Born in 1964, Eneeh grew up in a Jehovah's Witness family.
She is the second child in a family of four. When she was in her third year, her parents, who were living in a small Alpine community, were visited by a couple of Jehovah's Witnesses and, attracted by the message of a better future, joined the movement. She has therefore spent most of her life within the group and is fully aware of its workings.
Although she distanced herself from the Jehovah's Witnesses several years ago, she does not deny her background. The harshness of her upbringing, especially from her father, has made her strong and willing to face the ups and downs of life, which she takes with philosophy. Paradoxically, this has also led to a difficulty in estimating herself, always fearing to make the wrong choice or to fail, hesitating to put herself forward.
A great lover of books - the family library was abundantly stocked with classical authors and she did not lack the children's literature that her father, a publishing representative, regularly supplied her with - she developed a taste for reading at an early age, as well as for writing. She wrote her first poem at the age of nine and it was highlighted in the class she was attending at the time.

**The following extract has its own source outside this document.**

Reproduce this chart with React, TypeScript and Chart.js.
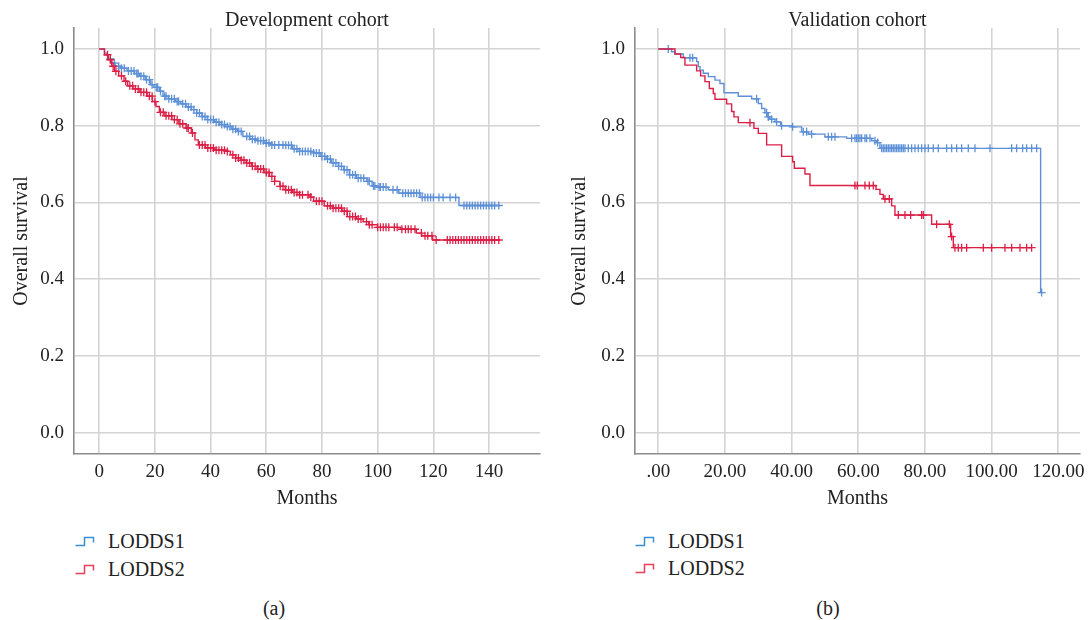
import { useEffect, useRef } from "react";
import { Chart, registerables } from "chart.js";

Chart.register(...registerables);

const FONT = '"Liberation Serif", "Times New Roman", serif';
const TEXT = "#222222";
const BLUE = "#5d90d6";
const RED = "#dc1f45";
const BLUE_ICON = "#3b8ed8";
const RED_ICON = "#e8405a";

// ---------- Development cohort ----------
const devTicksX = [0, 20, 40, 60, 80, 100, 120, 140];
const devLodds1Months = [0, 1.9, 2.5, 3.2, 4.5, 5.7, 7.6, 10, 12.7, 14.6, 16.5, 18.5, 19.7, 21.6, 22.9, 24.8, 27.4, 29.3, 31.2, 33.1, 35, 36.9, 38.8, 41.4, 43.3, 45.2, 47.7, 49.6, 51.6, 54.1, 56.7, 59.2, 61.7, 66.8, 69.4, 71.9, 77, 79.6, 81.5, 83.4, 85.9, 87.8, 89.8, 92.3, 96.1, 98, 99.9, 103.8, 107.6, 115.2, 129.2, 143.9];
const devLodds1Surv = [1, 0.99, 0.985, 0.974, 0.963, 0.955, 0.95, 0.943, 0.936, 0.929, 0.92, 0.907, 0.9, 0.89, 0.877, 0.87, 0.863, 0.857, 0.849, 0.842, 0.833, 0.824, 0.816, 0.809, 0.803, 0.798, 0.791, 0.785, 0.772, 0.765, 0.761, 0.755, 0.75, 0.749, 0.74, 0.733, 0.729, 0.72, 0.713, 0.703, 0.694, 0.685, 0.672, 0.663, 0.655, 0.643, 0.64, 0.633, 0.624, 0.613, 0.592, 0.592];
const devLodds1Censored = [4, 5.5, 7, 8, 9, 10.5, 11.5, 12.5, 13.5, 14, 15, 16, 17, 18, 19, 20.5, 21, 22, 23.5, 24, 25, 26, 27, 28, 28.5, 30, 31, 32, 33, 34, 35, 36, 37, 38, 39, 40, 41, 42, 43, 44, 45, 46, 47, 48, 49, 50, 51, 53, 54, 55, 56, 57, 58, 59, 60, 61, 62, 63, 64.5, 66, 67, 68, 69, 70, 71, 72, 73, 74, 75, 76, 77, 78, 79, 80, 81, 82, 83, 84, 85, 86, 87, 88, 89, 90, 91, 92, 93, 94, 95, 96.5, 97, 98.5, 99, 100.5, 101, 102, 103, 105.5, 107, 109, 110, 111, 112, 113, 114, 115, 116, 117, 118, 119, 120, 122, 123.5, 126, 128, 131, 132, 133, 134, 135, 136, 137, 138, 139, 140, 141, 142, 143.5];
const devLodds2Months = [0, 1.9, 3.2, 4.5, 5.5, 7, 8.9, 10.2, 12.1, 14.6, 17.2, 19.1, 20.4, 21.6, 23.6, 26.1, 28.6, 31.2, 33.1, 34.4, 35.6, 38.2, 41.4, 45.2, 47.1, 49, 50.9, 52.8, 54.7, 56.7, 59.2, 61.1, 63, 64.9, 66.8, 69.4, 71.9, 75.7, 77, 80.8, 84, 87.2, 89.1, 92.3, 94.8, 96.8, 99.9, 108.2, 113.9, 115.8, 119.7, 143.9];
const devLodds2Surv = [1, 0.985, 0.972, 0.955, 0.942, 0.93, 0.916, 0.904, 0.896, 0.887, 0.877, 0.863, 0.85, 0.835, 0.826, 0.816, 0.805, 0.794, 0.781, 0.763, 0.75, 0.742, 0.736, 0.733, 0.724, 0.716, 0.71, 0.703, 0.694, 0.687, 0.678, 0.668, 0.655, 0.642, 0.633, 0.626, 0.62, 0.614, 0.603, 0.591, 0.585, 0.577, 0.563, 0.557, 0.55, 0.542, 0.535, 0.53, 0.52, 0.513, 0.502, 0.502];
const devLodds2Censored = [3, 4, 5, 6, 8, 9.5, 11, 12, 13, 14, 15, 16, 17, 18, 19, 20, 22, 23, 24, 25, 26, 27, 28, 29, 30, 31.5, 32, 33.5, 36, 37, 38, 39, 40, 41, 42, 43, 44, 45, 46, 48, 49, 50, 51, 52, 53, 54, 55, 56, 57, 58, 59, 60, 61, 62, 63, 65, 66, 67, 68, 69, 70, 71, 72, 73, 75, 76, 78, 79, 80, 82, 83, 84, 85, 86, 87, 88, 89, 90, 91, 92, 93, 94, 96, 97, 98, 100, 101, 102, 103, 104, 106, 107, 108.7, 110, 111, 112, 113.4, 115.7, 117, 118, 119.5, 121, 125, 126, 127, 128, 129, 130, 131, 132, 133, 134, 135, 136, 137, 138, 139, 140, 141, 142, 143.5];

// ---------- Validation cohort ----------
const valTicksX = [0, 20, 40, 60, 80, 100, 120];
const valLodds1Months = [0, 4, 5, 7.5, 11.5, 12, 12.5, 13.5, 15, 17, 18.5, 19.7, 24, 28, 30, 31, 32, 32.7, 33.5, 35, 36.7, 40, 43, 45, 50, 56.5, 64, 65.5, 66.5, 114.7, 115];
const valLodds1Surv = [1, 0.993, 0.987, 0.977, 0.967, 0.954, 0.945, 0.937, 0.928, 0.919, 0.91, 0.886, 0.877, 0.87, 0.858, 0.845, 0.834, 0.823, 0.817, 0.81, 0.8, 0.797, 0.784, 0.778, 0.771, 0.767, 0.761, 0.756, 0.741, 0.365, 0.365];
const valLodds1Censored = [3, 9.5, 10.3, 29.5, 32.5, 33, 34, 35.5, 37, 40.3, 43.5, 44.5, 46, 51, 52, 53, 58, 59, 59.5, 60, 60.5, 61, 62, 62.5, 63.5, 65, 65.8, 67, 67.5, 68, 68.5, 69, 69.5, 70, 70.5, 71, 71.5, 72, 72.5, 73, 73.5, 74, 75, 76, 77, 78, 79, 80, 81, 82.5, 84, 86.5, 88, 89.5, 91, 93, 95, 99.5, 106, 107.5, 109.3, 110.5, 112, 113.5, 115];
const valLodds2Months = [0, 5, 6.7, 8, 11.5, 12.7, 14, 15.3, 16.5, 17, 20.5, 22, 22.7, 24, 28.7, 30, 32.5, 37, 40.3, 40.8, 44, 45.5, 65.3, 66.5, 67.5, 70, 71, 82, 87.7, 88.5, 112];
const valLodds2Surv = [1, 0.987, 0.978, 0.958, 0.943, 0.93, 0.915, 0.897, 0.884, 0.869, 0.857, 0.837, 0.823, 0.808, 0.793, 0.78, 0.75, 0.72, 0.706, 0.689, 0.674, 0.644, 0.634, 0.621, 0.609, 0.591, 0.567, 0.543, 0.511, 0.482, 0.482];
const valLodds2Censored = [27.5, 59, 59.7, 62, 63.3, 64.5, 68, 69.3, 72, 74, 75.7, 79, 79.5, 83.5, 87.3, 88, 89, 90, 91, 92.5, 97.5, 100, 104, 106, 108.5, 110.5, 112];

const ticksY = [0, 0.2, 0.4, 0.6, 0.8, 1.0];
const seriesNames = ["LODDS1", "LODDS2"];

function survivalAt(months: number[], surv: number[], t: number): number {
  let v = surv[0];
  for (let i = 0; i < months.length; i++) {
    if (months[i] <= t) v = surv[i];
  }
  return v;
}

function stepPoints(months: number[], surv: number[]) {
  return months.map((m, i) => ({ x: m, y: surv[i] }));
}

function censorPoints(months: number[], surv: number[], cens: number[]) {
  return cens.map((c) => ({ x: c, y: survivalAt(months, surv, c) }));
}

const titlePlugin = {
  id: "panelTitle",
  afterDraw(chart: any, _args: any, opts: any) {
    const { ctx, chartArea } = chart;
    ctx.save();
    ctx.font = `20px ${FONT}`;
    ctx.fillStyle = TEXT;
    ctx.textAlign = "center";
    ctx.textBaseline = "middle";
    ctx.fillText(opts.text, (chartArea.left + chartArea.right) / 2, opts.y);
    ctx.restore();
  },
};

type PanelSpec = {
  title: string;
  m1: number[]; s1: number[]; c1: number[];
  m2: number[]; s2: number[]; c2: number[];
  xTicks: number[];
  xMin: number; xMax: number;
  xFmt: (v: number) => string;
  yWidth: number;
  yTitlePad: number;
  padRight: number;
};

function buildChart(canvas: HTMLCanvasElement, p: PanelSpec) {
  const lineDs = (label: string, data: any[], color: string) => ({
    type: "line" as const,
    label,
    data,
    stepped: true,
    borderColor: color,
    borderWidth: 1.4,
    pointRadius: 0,
    fill: false,
    showLine: true,
  });
  const censDs = (label: string, data: any[], color: string) => ({
    type: "scatter" as const,
    label,
    data,
    pointStyle: "cross",
    pointRadius: 4,
    pointBorderWidth: 1.3,
    borderColor: color,
    backgroundColor: color,
    showLine: false,
  });
  return new Chart(canvas, {
    type: "scatter",
    data: {
      datasets: [
        lineDs(seriesNames[1], stepPoints(p.m2, p.s2), RED),
        censDs(seriesNames[1] + " censored", censorPoints(p.m2, p.s2, p.c2), RED),
        lineDs(seriesNames[0], stepPoints(p.m1, p.s1), BLUE),
        censDs(seriesNames[0] + " censored", censorPoints(p.m1, p.s1, p.c1), BLUE),
      ] as any,
    },
    options: {
      responsive: false,
      animation: false,
      layout: { padding: { top: 28, left: 0, right: p.padRight, bottom: 0 } },
      plugins: {
        legend: { display: false },
        tooltip: { enabled: false },
        panelTitle: { text: p.title, y: 20.5 },
      } as any,
      scales: {
        x: {
          type: "linear",
          min: p.xMin,
          max: p.xMax,
          afterBuildTicks: (s: any) => {
            s.ticks = p.xTicks.map((v) => ({ value: v }));
          },
          afterFit: (s: any) => {
            s.height = 58;
          },
          ticks: {
            callback: (v: any) => p.xFmt(Number(v)),
            font: { family: FONT, size: 19 },
            color: TEXT,
            padding: 7,
            maxRotation: 0,
            autoSkip: false,
          },
          grid: { color: "#d4d4d4", lineWidth: 1.6, drawTicks: false },
          border: { color: "#8c8c8c", width: 1.6 },
          title: {
            display: true,
            text: "Months",
            font: { family: FONT, size: 20 },
            color: TEXT,
            padding: { top: 0, bottom: 1 },
          },
        },
        y: {
          type: "linear",
          min: -0.056,
          max: 1.0548,
          afterBuildTicks: (s: any) => {
            s.ticks = ticksY.map((v) => ({ value: v }));
          },
          afterFit: (s: any) => {
            s.width = p.yWidth;
          },
          ticks: {
            callback: (v: any) => Number(v).toFixed(1),
            font: { family: FONT, size: 19 },
            color: TEXT,
            padding: 10,
            autoSkip: false,
          },
          grid: { color: "#d4d4d4", lineWidth: 1.6, drawTicks: false },
          border: { color: "#8c8c8c", width: 1.6 },
          title: {
            display: true,
            text: "Overall survival",
            font: { family: FONT, size: 20 },
            color: TEXT,
            padding: { top: p.yTitlePad, bottom: 0 },
          },
        },
      },
    } as any,
    plugins: [titlePlugin],
  });
}

function StepIcon({ color }: { color: string }) {
  return (
    <svg width="20" height="11" style={{ display: "block" }}>
      <polyline points="0.5,9.5 9.5,9.5 9.5,1.5 18.5,1.5 18.5,6.5" fill="none" stroke={color} strokeWidth="1.5" />
    </svg>
  );
}

function LegendRow({ x, y, textX, color, label }: { x: number; y: number; textX: number; color: string; label: string }) {
  return (
    <>
      <div style={{ position: "absolute", left: x, top: y - 5, width: 20, height: 11 }}>
        <StepIcon color={color} />
      </div>
      <div style={{ position: "absolute", left: textX, top: y - 12, fontSize: 20, lineHeight: "24px", whiteSpace: "nowrap" }}>{label}</div>
    </>
  );
}

export default function App() {
  const leftRef = useRef<HTMLCanvasElement>(null);
  const rightRef = useRef<HTMLCanvasElement>(null);

  useEffect(() => {
    const left = buildChart(leftRef.current!, {
      title: "Development cohort",
      m1: devLodds1Months, s1: devLodds1Surv, c1: devLodds1Censored,
      m2: devLodds2Months, s2: devLodds2Surv, c2: devLodds2Censored,
      xTicks: devTicksX,
      xMin: -9.05, xMax: 158.3,
      xFmt: (v) => String(v),
      yWidth: 74,
      yTitlePad: 9.6,
      padRight: 6,
    });
    const right = buildChart(rightRef.current!, {
      title: "Validation cohort",
      m1: valLodds1Months, s1: valLodds1Surv, c1: valLodds1Censored,
      m2: valLodds2Months, s2: valLodds2Surv, c2: valLodds2Censored,
      xTicks: valTicksX,
      xMin: -6.99, xMax: 126.5,
      xFmt: (v) => (v === 0 ? ".00" : v.toFixed(2)),
      yWidth: 89,
      yTitlePad: 21.6,
      padRight: 12,
    });
    return () => {
      left.destroy();
      right.destroy();
    };
  }, []);

  return (
    <div style={{ position: "absolute", left: 0, top: 0, width: 1092, height: 620, background: "#ffffff", fontFamily: FONT, color: TEXT, overflow: "hidden" }}>
      <canvas ref={leftRef} width={546} height={512} style={{ position: "absolute", left: 0, top: 0, width: 546, height: 512 }} />
      <canvas ref={rightRef} width={546} height={512} style={{ position: "absolute", left: 546, top: 0, width: 546, height: 512 }} />
      <LegendRow x={75} y={541} textX={108} color={BLUE_ICON} label={seriesNames[0]} />
      <LegendRow x={75} y={569} textX={108} color={RED_ICON} label={seriesNames[1]} />
      <LegendRow x={635} y={541} textX={668} color={BLUE_ICON} label={seriesNames[0]} />
      <LegendRow x={635} y={568} textX={668} color={RED_ICON} label={seriesNames[1]} />
      <div style={{ position: "absolute", left: 224, width: 100, top: 596, textAlign: "center", fontSize: 20, lineHeight: "24px" }}>(a)</div>
      <div style={{ position: "absolute", left: 778, width: 100, top: 596, textAlign: "center", fontSize: 20, lineHeight: "24px" }}>(b)</div>
    </div>
  );
}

Her dream was to write a book, but having to invest herself early on in professional and family activities - and in religion, in which she was intensely involved - this desire was relegated to the background.
In her fifties, married with two children (a boy and a girl), and disappointed with the direction of the organisation to which they had dedicated their lives, she and her husband began to examine the Jehovah's Witness movement, a group with which they felt less and less connected. Doubts began to arise, especially when they compared the teachings they were given with the personal study of the Bible they were engaged in.
It was at this time that the Royal Commission into Institutional Responses to Child Sexual Abuse (ARC) began its sessions in Australia.
This followed reports of the movement of child abusers over many years in various groups, such as the Catholic Church, Scouts, schools, etc., with nothing being done to stop the phenomenon, seeking, instead, to bury it. The local representatives of Jehovah's Witnesses were heard, as well as one of the high officials of the American headquarters.
It was this dramatic episode that inspired her to write "Remember... Sydney".